Here are a few ways The Maddox Firm can assist with your disability claim:

  • Examining your disability insurance policies. Your disability insurance policy will lay out the eligibility requirements you must meet to receive disability benefits. The policy language can be confusing and difficult to parse if you are not familiar. The Maddox Firm will examine your employer’s disability policies and any private insurance policies you may have in order to analyze the terms and answer your questions about eligibility and timelines.

  • Gathering all of the strongest medical evidence for your claim. The Maddox Firm will request all medical records on your behalf. We can then review the existing medical evidence and determine if additional medical evidence is needed. For example, EMG results may provide evidence of your diagnosis and muscle/nerve conditions. However, it may be beneficial to acquire a supporting letter from your neurologist explaining the EMG results and how they substantiate your disability, as well as offering their opinion on your ability to work. This can be submitted as evidence in support of your disability claim with the insurance company. The Maddox Firm will coordinate with your treating doctors to obtain this supplemental documentation.

  • Recommending any additional testing. While an EMG provides objective evidence of your diagnosis and symptoms, it may be beneficial to undergo additional testing that will gauge your physical or cognitive functioning. For example, a Functional Capacity Evaluation (“FCE”) is a test conducted by a medical professional used to determine your level of physical function. If your muscle weakness, nerve pain, or other symptoms limit your ability to sit, stand, walk, lift, carry, or other physical functions, the FCE results will substantiate your restrictions and limitations. The Maddox Firm can refer you to trusted professionals who can perform the FCE, review the report for accuracy, and submit it on your behalf to your insurance company.

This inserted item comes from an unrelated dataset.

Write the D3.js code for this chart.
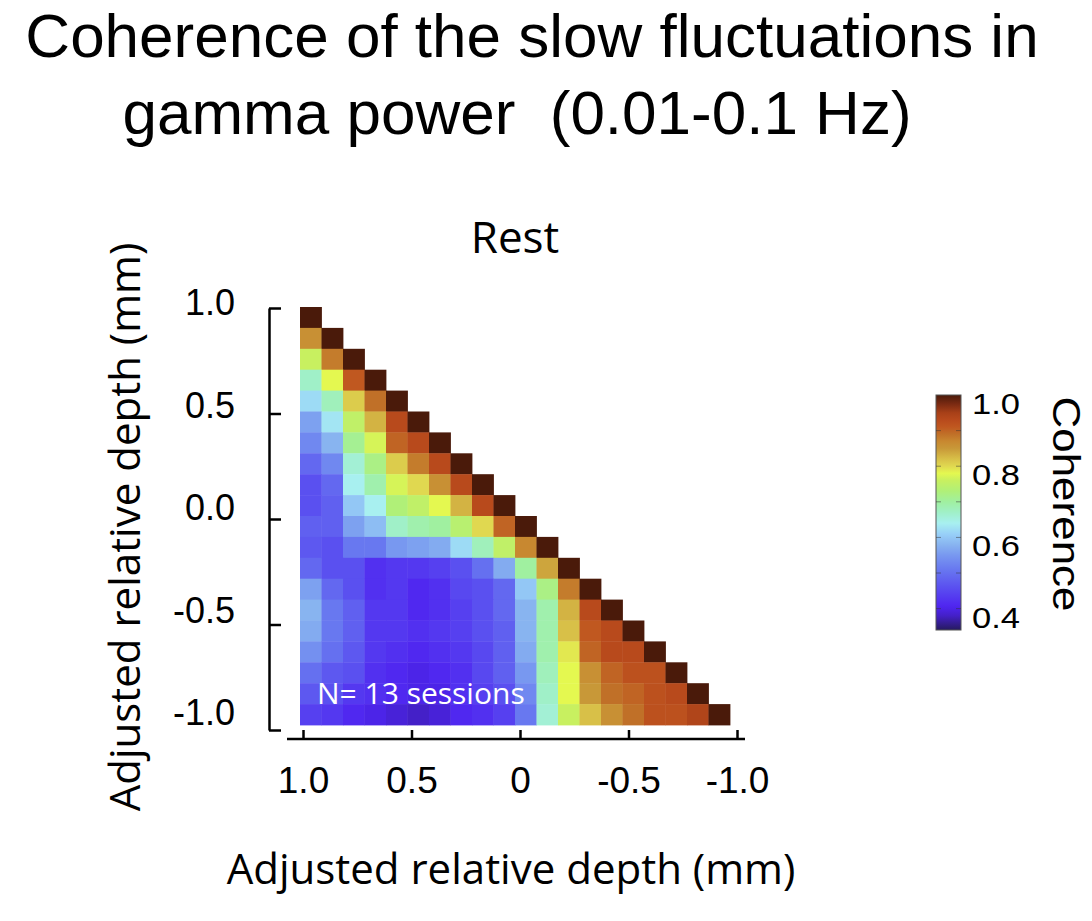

  • Obtaining all necessary vocational evidence. In addition to the medical evidence component of your short or long term disability claim, it’s important to provide your insurance company vocational evidence. Vocational evidence can include your resume and official job description. However, these may not sufficiently describe the scope of your job role and material occupational duties. We can assist you in writing a personal affidavit outlining your job duties and in obtaining a witness statement from a co-worker or employer describing your job role and any decline in your performance attributed to your medical condition. The Maddox Firm can also refer you to experienced vocational experts to obtain a vocational report to support your disability claim. These pieces of evidence can all be used to explain to your insurance company specifically how your medical condition prevents you from performing your occupation.

  • Handling all communications with your insurance company. The Maddox Firm will immediately take over all correspondence with your insurance company to ensure all paperwork is received and any questions or requests go through us.

  • Filing an appeal or litigation on your behalf. If your disability claim has already been denied, or your benefits are terminated, The Maddox Firm can handle your appeal or litigation with your insurance company.

We always recommend speaking with a trusted attorney before filing or appealing a short or long term disability claim. Whether you are looking for assistance in navigating the claims process, appealing a claim denial, or litigating a final adverse decision, The Maddox Firm can help. The team at The Maddox Firm will look over your insurance policy, correspondence from your insurance company, medical records, and any other relevant documentation in order to give you personalized guidance on how we can help you win your short and/or long term disability claim.